Quality software is not just about the quality of the programming. It also concerns other ideas, such as accessibility, portability, scalability, extensibility, and so on. How then do we assess the quality of software ? As with most attempts to answer questions regarding quality it only only makes sense to do so when the setting in which quality is to be assessed is understood. The basic assumption for this course is that the setting is scientific software as opposed to, for example, games software, or software for micro-controllers in commercial machines, or multimedia applications.

Does this really make any difference ? Should scientific software be considered differently ? What qualities should scientific software have ? How does the “development life cyle” of scientific software differ (if at all) from other types of software ? These questions, along with other other related ones, will be addressed as part of this course.

2.3. Course Objectives#

The main objectives of this course are

  1. Provide a framework for assessing the quality of scientific software

  2. Provide an understanding of generic programming patterns for representing and transforming abstractions appropriate for scientific software design and development

  3. Provide basic software engineering skills appropriate for creating high quality scientific software

2.4. Key Ideas#

To facilitate in making progress toward achieving these objectives it is useful to set out the key ideas that are used to arrive at the concepts that support them.
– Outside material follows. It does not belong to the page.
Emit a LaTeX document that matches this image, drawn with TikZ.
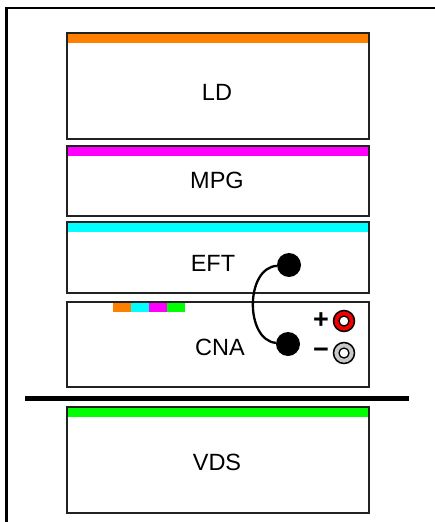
\documentclass[tikz,border=0pt]{standalone}
\usepackage{fontspec}
\setmainfont{Liberation Sans}
\definecolor{bandorange}{RGB}{255,128,0}
\definecolor{bandmagenta}{RGB}{255,0,255}
\definecolor{bandcyan}{RGB}{0,255,255}
\definecolor{bandgreen}{RGB}{0,255,0}
\definecolor{boxline}{RGB}{34,34,34}
\definecolor{termgray}{RGB}{200,200,200}
\definecolor{termred}{RGB}{240,0,0}
\tikzset{
  unitbox/.style={draw=boxline, line width=1.8pt, fill=white, anchor=north west, minimum width=302pt, inner sep=0pt, outer sep=0pt},
  lbl/.style={font=\fontsize{23.5}{27}\selectfont, inner sep=0pt},
  dot/.style={circle, fill=black, minimum size=24pt, inner sep=0pt},
  ring/.style={circle, draw=black, line width=1.5pt, minimum size=21pt, inner sep=0pt},
  hole/.style={circle, draw=black, fill=white, line width=1.3pt, minimum size=10pt, inner sep=0pt},
  sign/.style={font=\fontsize{27}{30}\selectfont\bfseries, inner sep=0pt},
}
\begin{document}
\begin{tikzpicture}[x=1pt,y=-1pt]
\useasboundingbox (0,0) rectangle (435,522);
% frame
\draw[line width=2.5pt] (6.5,522) -- (6.5,8) -- (435,8);
% boxes
\node[unitbox, minimum height=106pt] (ld) at (67,33) {};
\fill[bandorange] (67,33) rectangle (369,43);
\node[unitbox, minimum height=70pt] (mpg) at (67,146) {};
\fill[bandmagenta] (67,146) rectangle (369,156);
\node[unitbox, minimum height=71pt] (eft) at (67,222) {};
\fill[bandcyan] (67,222) rectangle (369,232);
\node[unitbox, minimum height=85pt] (cna) at (67,302) {};
\node[unitbox, minimum height=106pt] (vds) at (67,407) {};
\fill[bandgreen] (67,407) rectangle (369,417);
% redraw outlines over bands
\foreach \n in {ld,mpg,eft,cna,vds} \draw[boxline, line width=1.8pt] (\n.north west) rectangle (\n.south east);
% colour squares on CNA
\fill[bandorange] (113,303) rectangle (131,312);
\fill[bandcyan] (131,303) rectangle (149,312);
\fill[bandmagenta] (149,303) rectangle (167,312);
\fill[bandgreen] (167,303) rectangle (185,312);
% labels
\node[lbl] (tld) at (217,92) {LD};
\node[lbl] (tmpg) at (217,180) {MPG};
\node[lbl] (teft) at (213,263) {EFT};
\node[lbl] (tcna) at (220,347) {CNA};
\node[lbl] (tvds) at (217,462) {VDS};
% separator
\coordinate (sepL) at (25,398.5);
\coordinate (sepR) at (409,398.5);
\draw[line width=4.5pt] (sepL) -- (sepR);
% cable
\node[dot] (de) at (289,265) {};
\node[dot] (dc) at (288,344) {};
\draw[line width=2.3pt] (de) .. controls (245,268) and (245,340) .. (dc);
% terminals
\node[ring, fill=termred] (tp) at (344,321) {};
\node[hole] at (tp) {};
\node[ring, fill=termgray] (tm) at (344,353) {};
\node[hole] at (tm) {};
\node[sign] (plus) at (321,321) {+};
\node[sign] (minus) at (321,353) {−};
\end{tikzpicture}
\end{document}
Note that the ideas are presented as premises. This is done to emphasise that they are (as far as this course is concerned) only propositions and, as such, are open to the process of discussion, refinement, and change. Students are very much encouraged to actively take part in this process !

2.4.1. Premise 1#

Computation is Transformation of Representations

2.4.2. Premise 2#

Appropriate Representations and Transformations are Domain Specific

2.4.3. Premise 3#

The Representations most commonly applied in the domain of scientific computing are Model, Algorithm, Program, and Computer.

2.4.4. Premise 4#

When it is part of a scientific endeavour the quality of computing should be quantified with respect to the same metrics as the overall endeavour. These metrics naturally include Replicability, Reproducibility, and Repeatability

2.4.5. Premise 5#

In addition to Replicability, Reproducibility, and Repeatability, the quality of computing should be quantified with respect to the intrisic software related metrics of Re-usability and Re-runability

2.4.6. Premise 6#

Quality software is composed from many specialised instances of a few generic patterns.